Furthermore, the claimed subject matter may be implemented as a method, apparatus, or article of manufacture using standard programming and/or engineering techniques to produce software, firmware, hardware, or any combination thereof to control a computer to implement the disclosed subject matter. The term “article of manufacture” as used herein is intended to encompass a computer program accessible from any computer-readable device, carrier, or media. Of course, many modifications may be made to this configuration without departing from the scope or spirit of the claimed subject matter.

Various operations of embodiments are provided herein. In an embodiment, one or more of the operations described may constitute computer readable instructions stored on one or more computer readable media, which if executed by a computing device, will cause the computing device to perform the operations described. The order in which some or all of the operations are described should not be construed as to imply that these operations are necessarily order dependent. Alternative ordering may be implemented without departing from the scope of the disclosure. Further, it will be understood that not all operations are necessarily present in each embodiment provided herein. Also, it will be understood that not all operations are necessary in some embodiments.

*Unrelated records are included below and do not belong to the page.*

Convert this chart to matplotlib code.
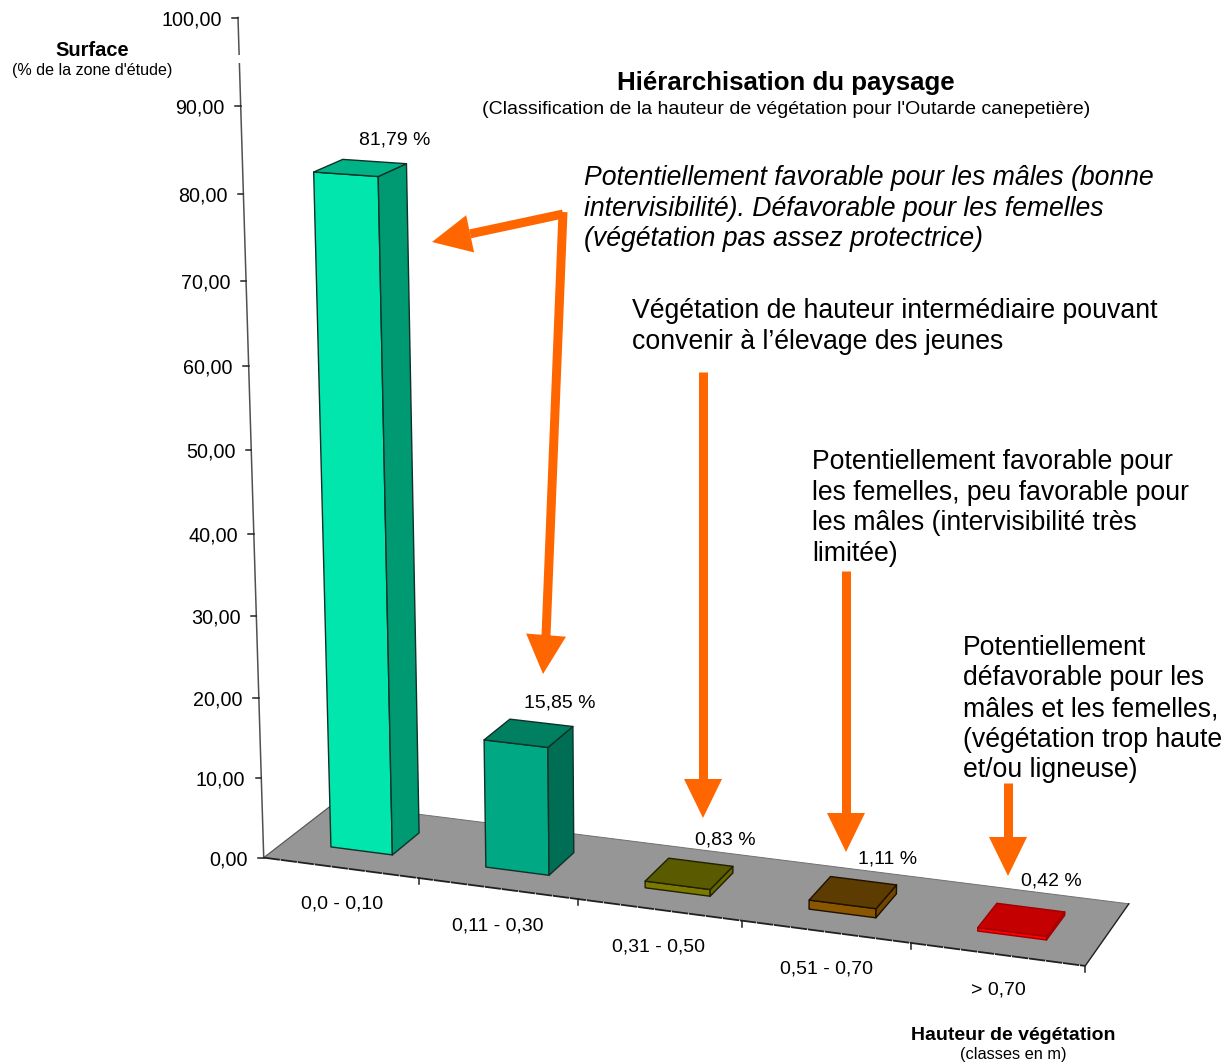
import numpy as np
import matplotlib
matplotlib.use('Agg')
import matplotlib.pyplot as plt
from matplotlib.patches import Polygon, Rectangle

plt.rcParams['font.family'] = ['Liberation Sans', 'DejaVu Sans']

classes = ['0,0 - 0,10', '0,11 - 0,30', '0,31 - 0,50', '0,51 - 0,70', '> 0,70']
surface = [81.79, 15.85, 0.83, 1.11, 0.42]
y_ticks = [0, 10, 20, 30, 40, 50, 60, 70, 80, 90, 100]

front_colors = ['#00E6AC', '#00A884', '#7A7A00', '#8A5600', '#FF0000']
top_colors = ['#00B386', '#008060', '#5A5A00', '#5C3C00', '#C40000']
side_colors = ['#009A72', '#006E54', '#666600', '#704600', '#D80000']
edge_colors = ['#103028', '#103028', '#202000', '#201000', '#A00000']

ORANGE = '#FF6600'

# camera of the 3D chart: (category, value, depth) -> pixel
camera_points = [
    (0, 0, 0, 265, 858), (0, 100, 0, 237, 17), (0, 50, 0, 250, 450),
    (1, 0, 0, 419, 879), (2, 0, 0, 578, 900), (3, 0, 0, 742, 921),
    (4, 0, 0, 911, 944), (5, 0, 0, 1085, 967),
    (0, 0, 1, 330, 807), (5, 0, 1, 1129, 903),
    (0.3, 0, 0.3, 332, 846), (0.7, 0, 0.3, 393, 854), (0.7, 0, 0.7, 421, 832),
    (0.3, 81.79, 0.3, 314, 172), (0.7, 81.79, 0.3, 378, 177),
    (0.7, 81.79, 0.7, 407, 164), (0.3, 81.79, 0.7, 344, 160),
    (1.3, 15.85, 0.3, 484, 739), (1.7, 15.85, 0.3, 548, 747),
    (1.7, 15.85, 0.7, 573, 726), (1.3, 15.85, 0.7, 510, 719),
    (1.3, 0, 0.3, 486, 866), (1.7, 0, 0.3, 549, 874),
    (4.3, 0.42, 0.3, 977, 928), (4.7, 0.42, 0.3, 1047, 937),
    (4.7, 0.42, 0.7, 1065, 912), (4.3, 0.42, 0.7, 997, 903),
    (3.3, 1.11, 0.3, 808, 900), (3.7, 1.11, 0.3, 876, 909),
    (3.7, 1.11, 0.7, 897, 884), (3.3, 1.11, 0.7, 831, 876),
]


def fit_camera(points):
    rows = []
    for x, y, d, u, v in points:
        X = [x / 5, y / 100, d, 1]
        u, v = u / 1000, v / 1000
        rows.append(X + [0, 0, 0, 0] + [-u * c for c in X])
        rows.append([0, 0, 0, 0] + X + [-v * c for c in X])
    return np.linalg.svd(np.array(rows))[2][-1].reshape(3, 4)


P = fit_camera(camera_points)


def proj(x, y, d=0):
    p = P @ np.array([x / 5, y / 100, d, 1])
    return p[0] / p[2] * 1000, p[1] / p[2] * 1000


def face(ax, corners, color, edge, lw=1.0, zorder=1):
    ax.add_patch(Polygon([proj(*c) for c in corners], closed=True, zorder=zorder,
                         facecolor=color, edgecolor=edge, linewidth=lw, joinstyle='round'))


def arrow(ax, points, half=19, length=39, width=9):
    # polyline shaft ending in a triangular head
    pts = np.array(points, dtype=float)
    tip = pts[-1]
    dirn = tip - pts[-2]
    dirn /= np.hypot(*dirn)
    normal = np.array([-dirn[1], dirn[0]])
    base = tip - dirn * length
    ax.plot(list(pts[:-1, 0]) + [base[0]], list(pts[:-1, 1]) + [base[1]], color=ORANGE,
            lw=width * 0.72, solid_joinstyle='miter', solid_capstyle='butt', zorder=5)
    ax.add_patch(Polygon([tip, base + normal * half, base - normal * half], closed=True,
                         facecolor=ORANGE, edgecolor='none', zorder=5))


fig = plt.figure(figsize=(12.32, 10.64), dpi=100)
ax = fig.add_axes([0, 0, 1, 1])
ax.set_xlim(0, 1232)
ax.set_ylim(1064, 0)
ax.axis('off')

# floor
face(ax, [(0, 0, 0), (5, 0, 0), (5, 0, 1), (0, 0, 1)], '#969696', 'none')
ax.plot(*zip(proj(0, 0, 1), proj(5, 0, 1)), color='#707070', lw=0.7)
ax.plot(*zip(proj(0, 0, 0), proj(0, 0, 1)), color='#505050', lw=0.8)
ax.plot(*zip(proj(5, 0, 0), proj(5, 0, 1)), color='#202020', lw=1.0)
ax.plot(*zip(proj(0, 0, 0), proj(5, 0, 0)), color='#202020', lw=1.3, ls=(0, (9, 0.5)))

# value axis
ax.plot(*zip(proj(0, 0), proj(0, 100)), color='#505050', lw=1.1)
ax.add_patch(Rectangle((225, 55), 25, 8, facecolor='white', edgecolor='none', zorder=2))
for v in y_ticks:
    px, py = proj(0, v)
    ax.plot([px - 5.5, px], [py, py], color='#202020', lw=1.1)
    ax.text(px - 16, py + 2, f'{v:.2f}'.replace('.', ','), ha='right', va='center', fontsize=14.2)

# category axis
for i in range(1, 6):
    px, py = proj(i, 0)
    ax.plot([px, px], [py, py + 6], color='#202020', lw=1.1)

label_xy = [(342, 904), (498, 926), (659, 947), (826, 969), (998, 990)]
for name, (lx, ly) in zip(classes, label_xy):
    ax.text(lx, ly, name, ha='center', va='center', fontsize=14)

# bars
for i, v in enumerate(surface):
    x0, x1 = i + 0.3, i + 0.7
    d0, d1 = 0.3, 0.7
    e = edge_colors[i]
    face(ax, [(x0, 0, d0), (x1, 0, d0), (x1, v, d0), (x0, v, d0)], front_colors[i], e, zorder=3)
    face(ax, [(x1, 0, d0), (x1, 0, d1), (x1, v, d1), (x1, v, d0)], side_colors[i], e, zorder=3)
    face(ax, [(x0, v, d0), (x1, v, d0), (x1, v, d1), (x0, v, d1)], top_colors[i], e, zorder=3)

value_xy = [(395, 140), (560, 703), (725, 840), (888, 859), (1051, 881)]
for v, (lx, ly) in zip(surface, value_xy):
    ax.text(lx, ly, f'{v:.2f} %'.replace('.', ','), ha='center', va='center', fontsize=14)

# arrows
arrow(ax, [(563, 214), (432, 242)])
arrow(ax, [(563, 212), (546, 636), (543, 674)], half=20)
arrow(ax, [(703, 372), (703, 818)])
arrow(ax, [(846, 571), (846, 852)])
arrow(ax, [(1008, 783), (1008, 876)])

# titles
ax.text(786, 83, 'Hiérarchisation du paysage', ha='center', va='center', fontsize=18.65, fontweight='bold')
ax.text(786, 109, "(Classification de la hauteur de végétation pour l'Outarde canepetière)",
        ha='center', va='center', fontsize=14)
ax.text(92, 50, 'Surface', ha='center', va='center', fontsize=14.4, fontweight='bold')
ax.text(92, 70, "(% de la zone d'étude)", ha='center', va='center', fontsize=11.65)
ax.text(1013, 1035, 'Hauteur de végétation', ha='center', va='center', fontsize=14, fontweight='bold')
ax.text(1013, 1055, '(classes en m)', ha='center', va='center', fontsize=11.8)

# comments next to the arrows
notes = [
    (584, [178, 209, 239], 'italic',
     ['Potentiellement favorable pour les mâles (bonne',
      'intervisibilité). Défavorable pour les femelles',
      '(végétation pas assez protectrice)']),
    (632, [311, 342], 'normal',
     ['Végétation de hauteur intermédiaire pouvant',
      'convenir à l’élevage des jeunes']),
    (812, [462, 493, 523, 554], 'normal',
     ['Potentiellement favorable pour',
      'les femelles, peu favorable pour',
      'les mâles (intervisibilité très',
      'limitée)']),
    (963, [648, 678, 709, 740, 770], 'normal',
     ['Potentiellement',
      'défavorable pour les',
      'mâles et les femelles,',
      '(végétation trop haute',
      'et/ou ligneuse)']),
]
for nx, ys, style, lines in notes:
    for ny, line in zip(ys, lines):
        ax.text(nx, ny, line, ha='left', va='center', fontsize=19.2, fontstyle=style)

fig.savefig('out.png', dpi=100, facecolor='white')
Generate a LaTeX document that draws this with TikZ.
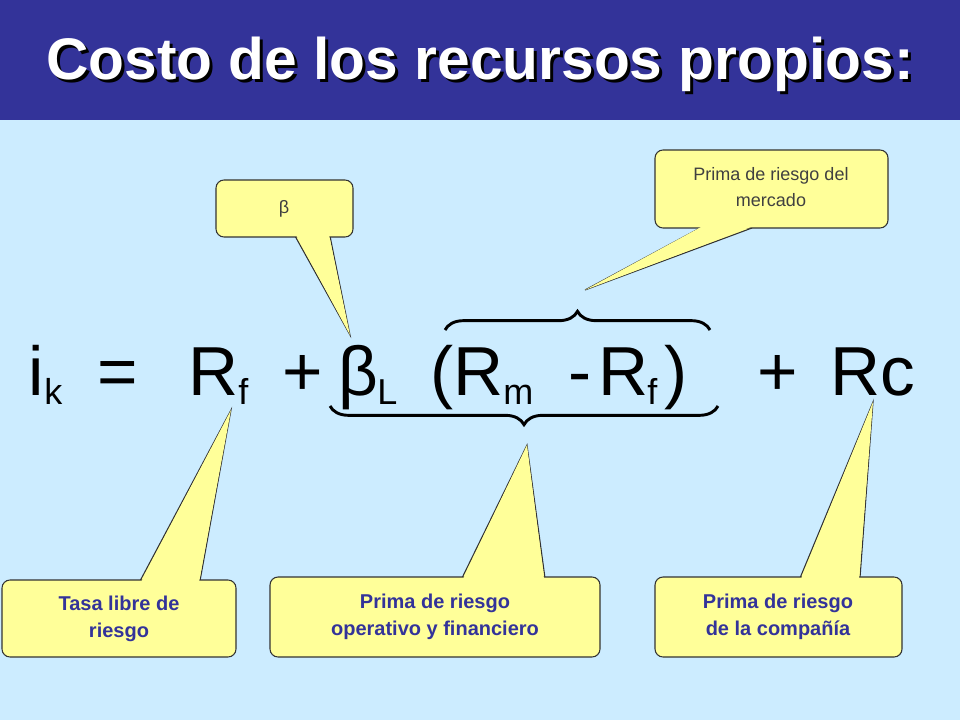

Also, although the disclosure has been shown and described with respect to one or more implementations, alterations and modifications may be made thereto and additional embodiments may be implemented based upon a reading and understanding of this specification and the annexed drawings. The disclosure includes all such modifications, alterations and additional embodiments and is limited only by the scope of the following claims. The specification and drawings are accordingly to be regarded in an illustrative rather than restrictive sense. In particular regard to the various functions performed by the above described components (e.g., elements, resources, etc.), the terms used to describe such components are intended to correspond, unless otherwise indicated, to any component which performs the specified function of the described component (e.g., that is functionally equivalent), even though not structurally equivalent to the disclosed structure. In addition, while a particular feature of the disclosure may have been disclosed with respect to only one of several implementations, such feature may be combined with one or more other features of the other implementations as may be desired and advantageous for any given or particular application.